• Material to process:
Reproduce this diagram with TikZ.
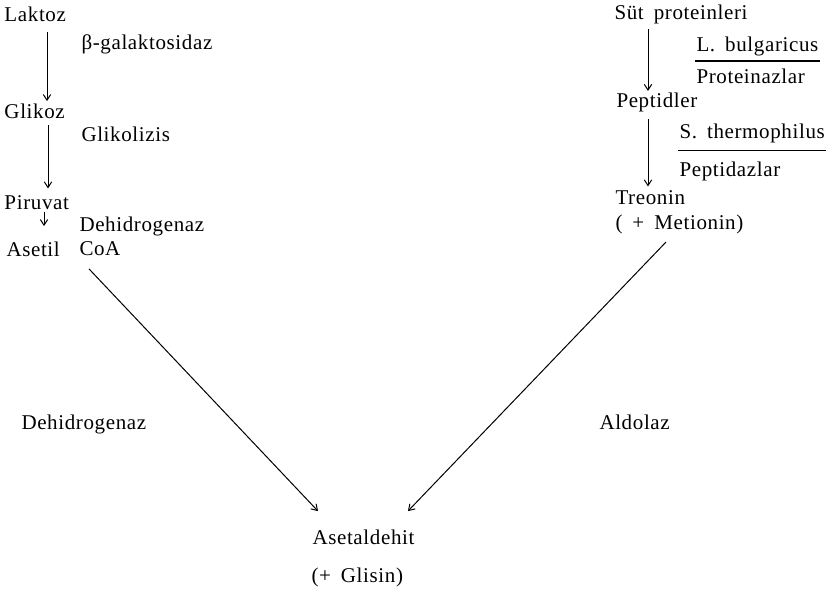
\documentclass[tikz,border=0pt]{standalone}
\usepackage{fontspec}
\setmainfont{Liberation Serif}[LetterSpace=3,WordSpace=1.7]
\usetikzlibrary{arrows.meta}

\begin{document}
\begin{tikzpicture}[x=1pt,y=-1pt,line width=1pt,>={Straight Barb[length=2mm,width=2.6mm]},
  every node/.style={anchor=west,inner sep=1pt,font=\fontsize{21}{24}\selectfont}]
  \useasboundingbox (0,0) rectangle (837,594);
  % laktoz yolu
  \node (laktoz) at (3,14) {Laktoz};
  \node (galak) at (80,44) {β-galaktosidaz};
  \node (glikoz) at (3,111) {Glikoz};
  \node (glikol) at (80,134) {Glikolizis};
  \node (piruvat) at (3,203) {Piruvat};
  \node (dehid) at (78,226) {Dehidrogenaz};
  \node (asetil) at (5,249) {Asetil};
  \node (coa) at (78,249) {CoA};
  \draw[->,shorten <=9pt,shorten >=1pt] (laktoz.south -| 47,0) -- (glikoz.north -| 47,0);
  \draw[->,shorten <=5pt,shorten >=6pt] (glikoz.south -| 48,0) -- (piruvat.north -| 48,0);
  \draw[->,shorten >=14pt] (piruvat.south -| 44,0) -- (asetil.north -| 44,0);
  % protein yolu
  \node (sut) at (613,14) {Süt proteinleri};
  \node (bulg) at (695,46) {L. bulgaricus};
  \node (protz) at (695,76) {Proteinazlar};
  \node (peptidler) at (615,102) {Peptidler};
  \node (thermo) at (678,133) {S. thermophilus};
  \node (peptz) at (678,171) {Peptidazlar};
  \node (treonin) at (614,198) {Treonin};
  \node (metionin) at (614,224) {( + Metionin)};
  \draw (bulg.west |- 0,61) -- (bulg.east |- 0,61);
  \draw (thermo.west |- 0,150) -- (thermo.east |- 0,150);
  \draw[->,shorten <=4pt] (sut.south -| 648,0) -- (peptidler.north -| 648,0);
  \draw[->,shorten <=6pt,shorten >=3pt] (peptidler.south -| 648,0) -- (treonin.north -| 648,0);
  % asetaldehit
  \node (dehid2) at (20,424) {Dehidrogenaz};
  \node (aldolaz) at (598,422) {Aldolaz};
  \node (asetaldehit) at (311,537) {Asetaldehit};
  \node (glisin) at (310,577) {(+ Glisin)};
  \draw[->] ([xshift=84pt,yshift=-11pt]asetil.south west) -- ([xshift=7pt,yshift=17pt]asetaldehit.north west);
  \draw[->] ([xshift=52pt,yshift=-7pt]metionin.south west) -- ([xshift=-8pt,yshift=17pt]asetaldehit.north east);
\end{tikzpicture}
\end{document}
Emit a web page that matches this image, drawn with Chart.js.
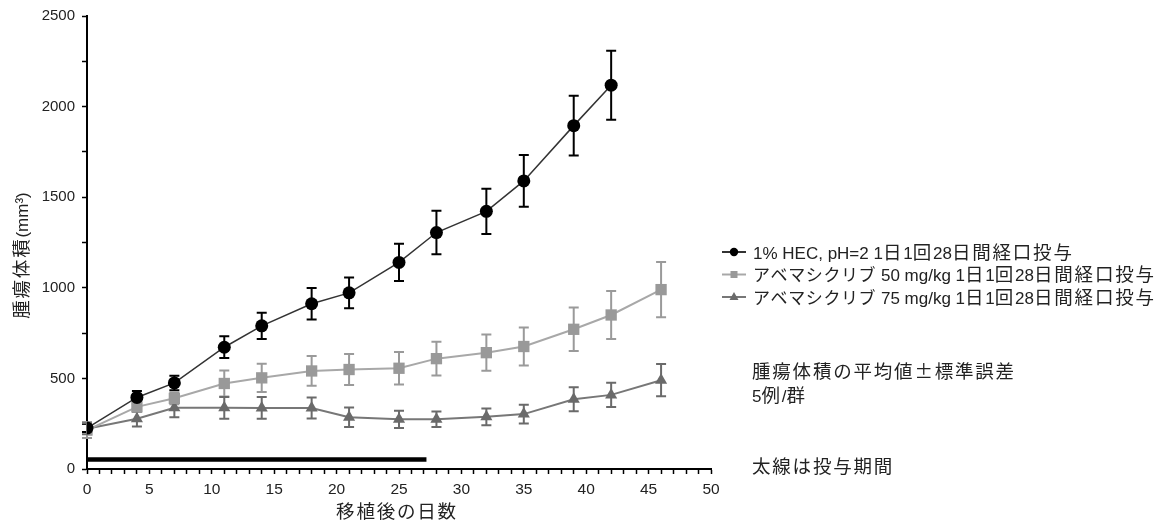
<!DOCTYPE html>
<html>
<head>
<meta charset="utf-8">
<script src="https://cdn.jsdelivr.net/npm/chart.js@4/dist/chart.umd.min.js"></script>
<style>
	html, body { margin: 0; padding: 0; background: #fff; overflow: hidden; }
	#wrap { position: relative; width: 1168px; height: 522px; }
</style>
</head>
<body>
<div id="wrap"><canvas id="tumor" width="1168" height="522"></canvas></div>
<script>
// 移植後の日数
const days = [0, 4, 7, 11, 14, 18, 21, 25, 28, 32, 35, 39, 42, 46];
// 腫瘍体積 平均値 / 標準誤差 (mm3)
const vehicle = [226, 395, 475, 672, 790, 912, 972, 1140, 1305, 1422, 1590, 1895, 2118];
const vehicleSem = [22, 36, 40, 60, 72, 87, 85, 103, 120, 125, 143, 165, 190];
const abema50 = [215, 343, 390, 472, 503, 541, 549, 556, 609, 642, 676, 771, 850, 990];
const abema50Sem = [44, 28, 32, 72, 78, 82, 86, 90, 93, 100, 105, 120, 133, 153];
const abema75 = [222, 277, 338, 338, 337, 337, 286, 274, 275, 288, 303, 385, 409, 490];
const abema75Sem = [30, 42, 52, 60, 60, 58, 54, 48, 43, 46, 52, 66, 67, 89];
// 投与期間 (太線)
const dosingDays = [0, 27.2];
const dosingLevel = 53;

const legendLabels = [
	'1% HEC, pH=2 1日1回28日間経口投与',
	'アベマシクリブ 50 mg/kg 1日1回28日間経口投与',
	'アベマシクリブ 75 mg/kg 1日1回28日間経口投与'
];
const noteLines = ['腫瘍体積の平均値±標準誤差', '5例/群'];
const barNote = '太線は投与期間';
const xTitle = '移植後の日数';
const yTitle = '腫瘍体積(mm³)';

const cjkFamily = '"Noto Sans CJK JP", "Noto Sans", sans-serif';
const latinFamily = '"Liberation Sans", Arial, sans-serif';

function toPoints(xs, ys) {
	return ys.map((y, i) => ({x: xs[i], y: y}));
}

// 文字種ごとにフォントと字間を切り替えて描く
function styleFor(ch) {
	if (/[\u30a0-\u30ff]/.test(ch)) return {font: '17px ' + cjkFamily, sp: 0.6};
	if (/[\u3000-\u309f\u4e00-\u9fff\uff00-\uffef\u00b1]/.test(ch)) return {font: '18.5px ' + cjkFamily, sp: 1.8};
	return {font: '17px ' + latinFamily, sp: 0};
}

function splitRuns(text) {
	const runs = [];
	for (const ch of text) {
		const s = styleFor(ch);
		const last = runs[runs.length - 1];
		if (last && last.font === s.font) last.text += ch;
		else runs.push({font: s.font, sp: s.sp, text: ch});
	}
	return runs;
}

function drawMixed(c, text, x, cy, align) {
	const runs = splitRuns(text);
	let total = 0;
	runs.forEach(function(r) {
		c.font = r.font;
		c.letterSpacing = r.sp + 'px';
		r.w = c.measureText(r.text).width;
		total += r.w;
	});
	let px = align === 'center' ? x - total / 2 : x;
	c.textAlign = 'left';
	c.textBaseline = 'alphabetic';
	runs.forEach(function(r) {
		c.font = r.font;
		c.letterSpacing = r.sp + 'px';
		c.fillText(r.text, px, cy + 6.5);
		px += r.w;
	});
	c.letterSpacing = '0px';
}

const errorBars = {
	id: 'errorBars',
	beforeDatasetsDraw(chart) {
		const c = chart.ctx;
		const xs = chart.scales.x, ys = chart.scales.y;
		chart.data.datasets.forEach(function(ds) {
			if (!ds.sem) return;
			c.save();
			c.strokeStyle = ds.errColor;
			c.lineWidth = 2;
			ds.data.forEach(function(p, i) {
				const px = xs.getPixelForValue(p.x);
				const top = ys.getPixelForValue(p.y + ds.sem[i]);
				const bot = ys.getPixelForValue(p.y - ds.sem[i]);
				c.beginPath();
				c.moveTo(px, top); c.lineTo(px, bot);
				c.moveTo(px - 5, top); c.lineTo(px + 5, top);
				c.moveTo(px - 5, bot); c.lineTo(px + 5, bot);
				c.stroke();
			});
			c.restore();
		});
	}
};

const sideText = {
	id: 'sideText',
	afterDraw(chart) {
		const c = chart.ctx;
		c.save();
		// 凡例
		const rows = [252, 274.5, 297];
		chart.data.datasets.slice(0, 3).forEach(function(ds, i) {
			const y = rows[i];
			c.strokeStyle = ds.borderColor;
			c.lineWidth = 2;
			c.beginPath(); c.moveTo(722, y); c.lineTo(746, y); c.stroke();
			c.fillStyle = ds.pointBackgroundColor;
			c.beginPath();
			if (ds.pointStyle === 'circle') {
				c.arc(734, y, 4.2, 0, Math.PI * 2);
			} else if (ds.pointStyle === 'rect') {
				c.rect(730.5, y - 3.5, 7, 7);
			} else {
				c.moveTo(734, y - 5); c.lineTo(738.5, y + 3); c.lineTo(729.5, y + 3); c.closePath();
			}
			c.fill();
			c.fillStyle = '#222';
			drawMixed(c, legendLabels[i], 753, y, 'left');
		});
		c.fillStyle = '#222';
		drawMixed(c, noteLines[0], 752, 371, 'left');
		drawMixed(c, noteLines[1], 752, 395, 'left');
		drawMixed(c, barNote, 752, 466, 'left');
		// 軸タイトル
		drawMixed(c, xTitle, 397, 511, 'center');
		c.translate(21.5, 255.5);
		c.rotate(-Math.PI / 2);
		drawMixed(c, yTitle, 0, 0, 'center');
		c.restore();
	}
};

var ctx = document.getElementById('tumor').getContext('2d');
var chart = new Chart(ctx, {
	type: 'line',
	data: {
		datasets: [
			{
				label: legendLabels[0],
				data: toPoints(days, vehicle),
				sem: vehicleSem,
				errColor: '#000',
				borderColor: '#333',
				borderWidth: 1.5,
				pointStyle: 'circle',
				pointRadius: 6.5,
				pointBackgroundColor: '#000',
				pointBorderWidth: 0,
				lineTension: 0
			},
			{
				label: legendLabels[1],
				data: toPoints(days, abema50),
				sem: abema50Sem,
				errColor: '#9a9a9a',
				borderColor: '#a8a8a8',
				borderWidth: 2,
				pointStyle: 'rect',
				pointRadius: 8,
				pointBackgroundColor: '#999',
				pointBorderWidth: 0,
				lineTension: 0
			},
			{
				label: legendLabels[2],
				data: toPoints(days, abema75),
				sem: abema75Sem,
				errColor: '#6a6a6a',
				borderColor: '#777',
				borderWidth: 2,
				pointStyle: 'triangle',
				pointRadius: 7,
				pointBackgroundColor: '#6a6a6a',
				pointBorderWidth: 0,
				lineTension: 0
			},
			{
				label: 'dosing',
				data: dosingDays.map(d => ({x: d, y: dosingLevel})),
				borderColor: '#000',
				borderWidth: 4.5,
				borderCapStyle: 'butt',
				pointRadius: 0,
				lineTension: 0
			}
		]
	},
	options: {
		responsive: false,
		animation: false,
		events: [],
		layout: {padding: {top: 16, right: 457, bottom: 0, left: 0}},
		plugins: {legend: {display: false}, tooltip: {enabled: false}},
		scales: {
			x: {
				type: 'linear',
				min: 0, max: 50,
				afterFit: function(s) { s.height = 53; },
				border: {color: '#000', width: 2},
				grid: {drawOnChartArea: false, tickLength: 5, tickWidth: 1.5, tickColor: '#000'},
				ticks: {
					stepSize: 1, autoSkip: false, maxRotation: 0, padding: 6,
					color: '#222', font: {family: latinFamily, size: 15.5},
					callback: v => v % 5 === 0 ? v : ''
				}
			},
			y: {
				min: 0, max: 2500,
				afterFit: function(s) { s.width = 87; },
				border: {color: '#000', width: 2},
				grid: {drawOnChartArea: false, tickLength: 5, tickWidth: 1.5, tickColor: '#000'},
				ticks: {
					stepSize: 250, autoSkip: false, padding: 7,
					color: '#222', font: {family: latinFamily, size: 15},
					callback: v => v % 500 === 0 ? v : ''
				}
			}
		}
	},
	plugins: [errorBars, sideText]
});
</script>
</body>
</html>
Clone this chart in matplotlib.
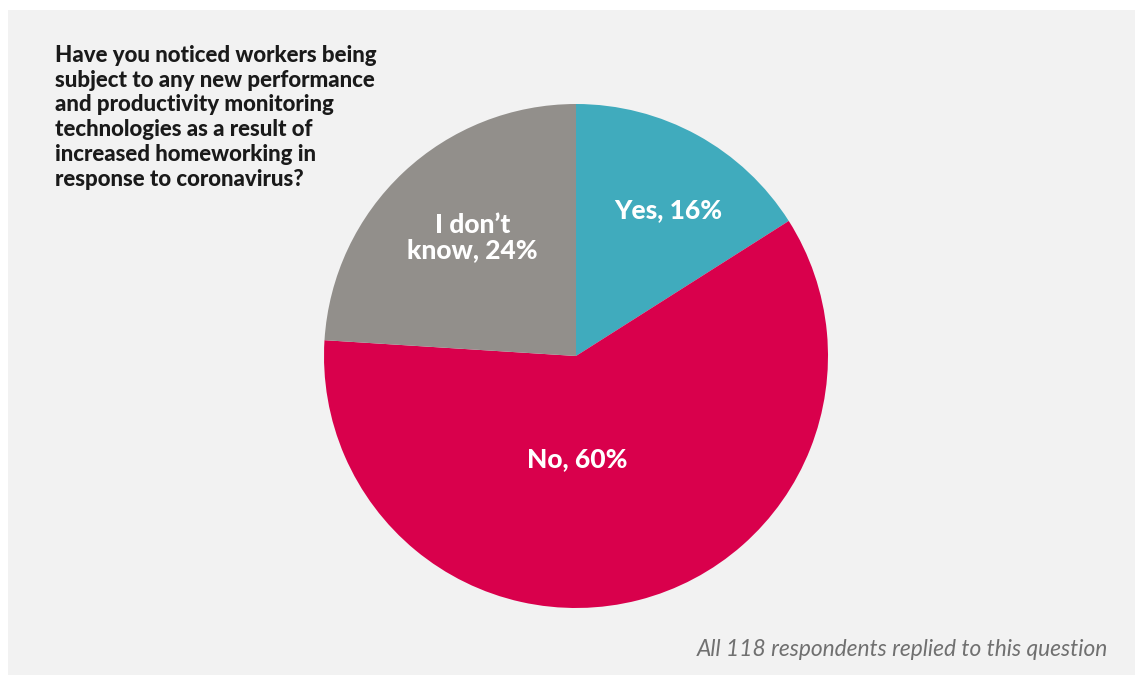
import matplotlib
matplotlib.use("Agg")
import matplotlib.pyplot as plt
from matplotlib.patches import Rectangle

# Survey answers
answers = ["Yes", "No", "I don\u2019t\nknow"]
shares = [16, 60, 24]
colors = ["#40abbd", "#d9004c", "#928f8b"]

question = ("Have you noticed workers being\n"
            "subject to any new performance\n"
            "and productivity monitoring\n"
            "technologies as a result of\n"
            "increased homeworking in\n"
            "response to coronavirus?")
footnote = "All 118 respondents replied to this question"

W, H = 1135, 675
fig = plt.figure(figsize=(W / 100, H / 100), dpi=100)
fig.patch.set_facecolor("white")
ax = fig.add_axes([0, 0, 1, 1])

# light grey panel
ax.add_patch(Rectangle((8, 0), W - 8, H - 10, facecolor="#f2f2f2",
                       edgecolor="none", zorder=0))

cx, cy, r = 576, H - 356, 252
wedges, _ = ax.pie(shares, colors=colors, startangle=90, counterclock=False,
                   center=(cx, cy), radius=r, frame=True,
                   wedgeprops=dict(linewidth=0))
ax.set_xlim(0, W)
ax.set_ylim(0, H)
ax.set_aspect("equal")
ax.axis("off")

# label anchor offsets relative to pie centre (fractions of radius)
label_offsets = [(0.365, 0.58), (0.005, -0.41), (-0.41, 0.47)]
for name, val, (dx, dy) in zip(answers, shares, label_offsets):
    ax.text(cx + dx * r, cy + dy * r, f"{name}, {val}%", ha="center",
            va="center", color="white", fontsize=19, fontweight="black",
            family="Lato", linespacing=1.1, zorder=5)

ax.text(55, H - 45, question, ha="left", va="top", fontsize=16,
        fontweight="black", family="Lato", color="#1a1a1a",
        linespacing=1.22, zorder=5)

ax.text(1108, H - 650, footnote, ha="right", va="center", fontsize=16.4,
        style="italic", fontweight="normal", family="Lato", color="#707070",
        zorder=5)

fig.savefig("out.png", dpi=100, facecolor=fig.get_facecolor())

• What is expected: The required output is the number of lines containing the word "this", and nothing besides.

• Problem solution: 4